What is expected: A verbatim copy is needed of the lines from the one containing "Write the Chart.js code for this chart." down to the one containing "function pts(xs, ys)", inclusive. Print it with no pictures.

Data rows:
● ● ● ● ●
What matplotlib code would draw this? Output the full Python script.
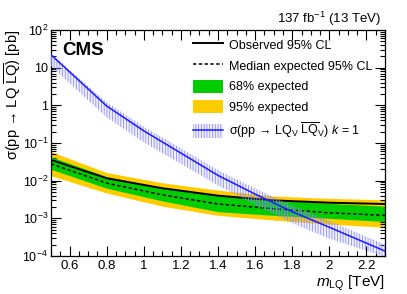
import numpy as np
import matplotlib
matplotlib.use("Agg")
import matplotlib.pyplot as plt
from matplotlib.patches import Patch
from matplotlib.lines import Line2D
from matplotlib.ticker import FixedLocator, LogLocator, NullFormatter, MultipleLocator

plt.rcParams['font.family'] = ['Liberation Sans', 'DejaVu Sans']
plt.rcParams['mathtext.fontset'] = 'custom'
plt.rcParams['mathtext.rm'] = 'Liberation Sans'
plt.rcParams['mathtext.it'] = 'Liberation Sans:italic'
plt.rcParams['hatch.linewidth'] = 0.6

# ---- data ----
mass = [0.5, 0.8, 1.1, 1.4, 1.7, 2.0, 2.3]
observed = [0.0356, 0.0116, 0.0063, 0.0040, 0.0030, 0.0026, 0.0024]
expected = [0.028, 0.0086, 0.0042, 0.0024, 0.0018, 0.0014, 0.0012]
exp68_lo = [0.020, 0.0063, 0.0029, 0.0015, 0.0012, 0.0010, 0.00082]
exp68_hi = [0.043, 0.0128, 0.0064, 0.0042, 0.0030, 0.0025, 0.0021]
exp95_lo = [0.0135, 0.0047, 0.0021, 0.0012, 0.0009, 0.0007, 0.00058]
exp95_hi = [0.059, 0.0164, 0.0088, 0.0056, 0.0039, 0.0034, 0.0031]

th_mass = [0.5, 0.8, 1.0, 1.2, 1.4, 1.6, 1.8, 2.0, 2.3]
th_xsec = [22.0, 0.96, 0.21, 0.054, 0.0138, 0.0044, 0.0015, 5.8e-4, 1.35e-4]
th_hi = [24.0, 1.2, 0.27, 0.072, 0.019, 0.0062, 0.0022, 8.5e-4, 2.0e-4]
th_lo = [11.0, 0.48, 0.105, 0.028, 0.0075, 0.0023, 7.5e-4, 2.9e-4, 0.95e-4]

xticks = [0.6, 0.8, 1.0, 1.2, 1.4, 1.6, 1.8, 2.0, 2.2]
xticklabels = ['0.6', '0.8', '1', '1.2', '1.4', '1.6', '1.8', '2', '2.2']
yticks = [1e-4, 1e-3, 1e-2, 1e-1, 1, 10, 100]
yticklabels = [r'$10^{-4}$', r'$10^{-3}$', r'$10^{-2}$', r'$10^{-1}$', '1', '10', r'$10^{2}$']

GREEN = '#00cc00'
YELLOW = '#ffcc00'
BLUE = '#1a1aff'
HATCH = '#8a8aff'

W, H = 407, 294
fig = plt.figure(figsize=(W / 100, H / 100), dpi=100)
ax = fig.add_axes([51 / W, (H - 256) / H, (385 - 51) / W, (256 - 30) / H])

ax.fill_between(mass, exp95_lo, exp95_hi, color=YELLOW, lw=0, zorder=1)
ax.fill_between(mass, exp68_lo, exp68_hi, color=GREEN, lw=0, zorder=2)
ax.plot(mass, expected, color='black', ls=(0, (2.2, 1.6)), lw=1.1, zorder=3)
ax.plot(mass, observed, color='black', lw=1.4, zorder=4)
ax.fill_between(th_mass, th_lo, th_hi, facecolor=(0.55, 0.55, 1.0, 0.12),
                edgecolor=HATCH, hatch='||||||', lw=0, zorder=5)
ax.plot(th_mass, th_xsec, color=BLUE, lw=1.1, zorder=6)

ax.set_yscale('log')
ax.set_xlim(0.5, 2.3)
ax.set_ylim(1e-4, 1e2)

fs = 9
ax.xaxis.set_major_locator(FixedLocator(xticks))
ax.set_xticklabels(xticklabels, fontsize=9.5)
ax.xaxis.set_minor_locator(MultipleLocator(0.05))
ax.yaxis.set_major_locator(FixedLocator(yticks))
ax.set_yticklabels(yticklabels, fontsize=fs)
ax.yaxis.set_minor_locator(LogLocator(base=10, subs=np.arange(2, 10), numticks=20))
ax.yaxis.set_minor_formatter(NullFormatter())
ax.tick_params(which='both', direction='in', top=True, right=True, width=0.8)
ax.tick_params(which='major', length=7, pad=3)
ax.tick_params(axis='y', which='major', pad=2)
ax.tick_params(which='minor', length=3.5)
for s in ax.spines.values():
    s.set_linewidth(0.9)

ax.set_xlabel(r'$\mathit{m}_{\rm LQ}$ [TeV]', fontsize=11, loc='right', labelpad=1)
fig.text(13 / W, 1 - 30 / H, 'σ(pp → LQ ' + r'$\overline{\rm LQ}$' + ') [pb]', fontsize=10.5,
         rotation=90, ha='center', va='top')

fig.text(381 / W, 1 - 23 / H, r'137 fb$^{-1}$ (13 TeV)', ha='right', va='baseline', fontsize=9.5)
fig.text(62 / W, 1 - 55 / H, 'CMS', fontsize=13.5,
         fontweight='bold', ha='left', va='baseline')

handles = [
    Line2D([], [], color='black', lw=1.4),
    Line2D([], [], color='black', ls=(0, (2.2, 1.6)), lw=1.1),
    Patch(facecolor=GREEN, edgecolor='none'),
    Patch(facecolor=YELLOW, edgecolor='none'),
    (Patch(facecolor=(0.55, 0.55, 1.0, 0.12), edgecolor=HATCH, hatch='||||||', lw=0),
     Line2D([], [], color=BLUE, lw=1.1)),
]
labels = ['Observed 95% CL', 'Median expected 95% CL', '68% expected', '95% expected',
          'σ(pp → LQ' + r'$_{\rm V}$ $\overline{\rm LQ}_{\rm V}$' + ') ' + r'$\mathit{k}$ = 1']
fsl = 9
fpx = fsl * 100 / 72
leg = fig.legend(handles, labels, loc='upper left',
                 bbox_to_anchor=(193 / W, 1 - 38 / H), frameon=False, fontsize=fsl,
                 handlelength=30 / fpx, handleheight=15.5 / fpx,
                 labelspacing=(22.5 - 15.5) / fpx, handletextpad=6 / fpx,
                 borderaxespad=0, borderpad=0)

fig.savefig('out.png', dpi=100)
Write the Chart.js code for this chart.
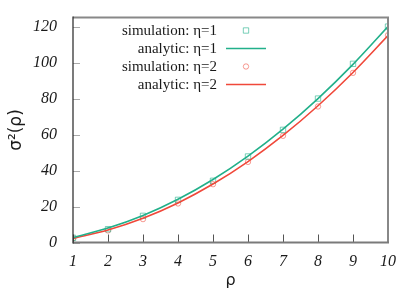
<!DOCTYPE html>
<html>
<head>
<meta charset="utf-8">
<script src="https://cdn.jsdelivr.net/npm/chart.js@4/dist/chart.umd.min.js"></script>
<style>
html,body{margin:0;padding:0;background:#fff;}
canvas{display:block;}
</style>
</head>
<body>
<canvas id="c" width="415" height="291"></canvas>
<script>
// ---- data ----
const rho = [1, 2, 3, 4, 5, 6, 7, 8, 9, 10];
const simEta1 = [2.6, 7.4, 14.8, 23.7, 34.3, 47.8, 62.6, 80.0, 99.3, 120.0];
const anaEta1 = [2.7, 8.0, 15.0, 24.0, 35.0, 48.0, 63.0, 80.0, 99.0, 120.0];
const simEta2 = [2.4, 6.7, 13.0, 21.7, 32.4, 44.8, 59.3, 75.6, 94.3, 115.2];
const anaEta2 = [2.3, 7.0, 13.5, 22.0, 32.5, 45.0, 59.5, 76.0, 94.5, 115.0];
const xTicks = [1, 2, 3, 4, 5, 6, 7, 8, 9, 10];
const yTicks = [0, 20, 40, 60, 80, 100, 120];
const seriesLabels = ['simulation: η=1', 'analytic: η=1', 'simulation: η=2', 'analytic: η=2'];

const TEAL = '#22b08a';
const RED = '#f0483a';
const TEAL_M = 'rgba(34,176,138,0.6)';
const RED_M = 'rgba(240,72,58,0.55)';

function pts(xs, ys) { return xs.map((x, i) => ({x: x, y: ys[i]})); }

const framePlugin = {
  id: 'frame',
  afterDraw(chart) {
    const ctx = chart.ctx;
    const a = chart.chartArea;
    const xs = chart.scales.x, ys = chart.scales.y;
    ctx.save();
    // y ticks (inside)
    ctx.strokeStyle = '#aaaaaa';
    ctx.lineWidth = 1;
    yTicks.forEach(v => {
      const y = Math.round(ys.getPixelForValue(v)) + 0.5;
      ctx.beginPath(); ctx.moveTo(a.left, y); ctx.lineTo(a.left + 7, y); ctx.stroke();
    });
    // x ticks (inside)
    ctx.strokeStyle = '#555555';
    xTicks.forEach(v => {
      const x = Math.round(xs.getPixelForValue(v)) + 0.5;
      ctx.beginPath(); ctx.moveTo(x, a.bottom); ctx.lineTo(x, a.bottom - 8); ctx.stroke();
    });
    // top & right border (gray)
    ctx.strokeStyle = '#888888';
    ctx.lineWidth = 2;
    ctx.beginPath();
    ctx.moveTo(a.left, a.top); ctx.lineTo(a.right, a.top); ctx.lineTo(a.right, a.bottom);
    ctx.stroke();
    // bottom border
    ctx.strokeStyle = '#7a7a7a';
    ctx.beginPath(); ctx.moveTo(a.left, a.bottom); ctx.lineTo(a.right + 1, a.bottom); ctx.stroke();
    // left border
    ctx.strokeStyle = '#222222';
    ctx.lineWidth = 1.2;
    ctx.beginPath(); ctx.moveTo(a.left, a.top - 1); ctx.lineTo(a.left, a.bottom + 1); ctx.stroke();

    // legend
    const textRight = 217, symX = 246, lineL = 226, lineR = 266, row0 = 30.5, rowH = 18;
    ctx.font = '15px "Liberation Serif", "Times New Roman", serif';
    ctx.textAlign = 'right';
    ctx.textBaseline = 'middle';
    chart.data.datasets.forEach((ds, i) => {
      const y = row0 + i * rowH;
      ctx.fillStyle = '#1a1a1a';
      ctx.fillText(ds.label, textRight, y + 1);
      if (ds.showLine) {
        ctx.strokeStyle = ds.borderColor;
        ctx.lineWidth = ds.borderWidth;
        ctx.beginPath(); ctx.moveTo(lineL, y); ctx.lineTo(lineR, y); ctx.stroke();
      } else {
        ctx.strokeStyle = ds.borderColor;
        ctx.fillStyle = 'rgba(0,0,0,0)';
        ctx.lineWidth = ds.pointBorderWidth;
        Chart.helpers.drawPoint(ctx, {pointStyle: ds.pointStyle, radius: ds.pointRadius, rotation: 0, borderWidth: ds.pointBorderWidth}, symX, y);
      }
    });
    ctx.restore();
  }
};

new Chart(document.getElementById('c'), {
  type: 'scatter',
  data: {
    datasets: [
      {label: seriesLabels[0], data: pts(rho, simEta1), showLine: false, pointStyle: 'rect',
       pointRadius: 3.8, pointBorderWidth: 1, borderColor: TEAL_M, backgroundColor: 'rgba(0,0,0,0)', order: 2},
      {label: seriesLabels[1], data: pts(rho, anaEta1), showLine: true, pointRadius: 0, borderWidth: 1.6,
       borderColor: TEAL, backgroundColor: TEAL, cubicInterpolationMode: 'monotone', order: 1},
      {label: seriesLabels[2], data: pts(rho, simEta2), showLine: false, pointStyle: 'circle',
       pointRadius: 2.7, pointBorderWidth: 1, borderColor: RED_M, backgroundColor: 'rgba(0,0,0,0)', order: 2},
      {label: seriesLabels[3], data: pts(rho, anaEta2), showLine: true, pointRadius: 0, borderWidth: 1.6,
       borderColor: RED, backgroundColor: RED, cubicInterpolationMode: 'monotone', order: 1}
    ]
  },
  options: {
    responsive: false,
    animation: false,
    devicePixelRatio: 1,
    layout: {padding: {left: 0, top: 17, right: 27, bottom: 0}},
    plugins: {legend: {display: false}, tooltip: {enabled: false}},
    scales: {
      x: {
        type: 'linear', min: 1, max: 10,
        grid: {display: false}, border: {display: false},
        afterBuildTicks(s) { s.ticks = xTicks.map(v => ({value: v})); },
        afterFit(s) { s.height = 48.5; },
        ticks: {padding: 2, color: '#1a1a1a', maxRotation: 0,
                font: {family: '"Liberation Serif", serif', style: 'italic', size: 16}},
        title: {display: true, text: 'ρ', color: '#1a1a1a', padding: {top: 0, bottom: 1},
                font: {family: '"DejaVu Sans", sans-serif', size: 16}}
      },
      y: {
        type: 'linear', min: 0, max: 125,
        grid: {display: false}, border: {display: false},
        afterBuildTicks(s) { s.ticks = yTicks.map(v => ({value: v})); },
        afterFit(s) { s.width = 73; },
        ticks: {padding: 8, color: '#1a1a1a',
                font: {family: '"Liberation Serif", serif', style: 'italic', size: 16}},
        title: {display: true, text: 'σ²(ρ)', color: '#1a1a1a', padding: {top: 6, bottom: 0},
                font: {family: '"DejaVu Sans", sans-serif', size: 17}}
      }
    }
  },
  plugins: [framePlugin]
});
</script>
</body>
</html>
● ● ● ● ●
Final result:
Write the Chart.js code for this chart.
<!DOCTYPE html>
<html>
<head>
<meta charset="utf-8">
<script src="https://cdn.jsdelivr.net/npm/chart.js@4/dist/chart.umd.min.js"></script>
<style>
html,body{margin:0;padding:0;background:#fff;}
canvas{display:block;}
</style>
</head>
<body>
<canvas id="c" width="415" height="291"></canvas>
<script>
// ---- data ----
const rho = [1, 2, 3, 4, 5, 6, 7, 8, 9, 10];
const simEta1 = [2.6, 7.4, 14.8, 23.7, 34.3, 47.8, 62.6, 80.0, 99.3, 120.0];
const anaEta1 = [2.7, 8.0, 15.0, 24.0, 35.0, 48.0, 63.0, 80.0, 99.0, 120.0];
const simEta2 = [2.4, 6.7, 13.0, 21.7, 32.4, 44.8, 59.3, 75.6, 94.3, 115.2];
const anaEta2 = [2.3, 7.0, 13.5, 22.0, 32.5, 45.0, 59.5, 76.0, 94.5, 115.0];
const xTicks = [1, 2, 3, 4, 5, 6, 7, 8, 9, 10];
const yTicks = [0, 20, 40, 60, 80, 100, 120];
const seriesLabels = ['simulation: η=1', 'analytic: η=1', 'simulation: η=2', 'analytic: η=2'];

const TEAL = '#22b08a';
const RED = '#f0483a';
const TEAL_M = 'rgba(34,176,138,0.6)';
const RED_M = 'rgba(240,72,58,0.55)';

function pts(xs, ys) { return xs.map((x, i) => ({x: x, y: ys[i]})); }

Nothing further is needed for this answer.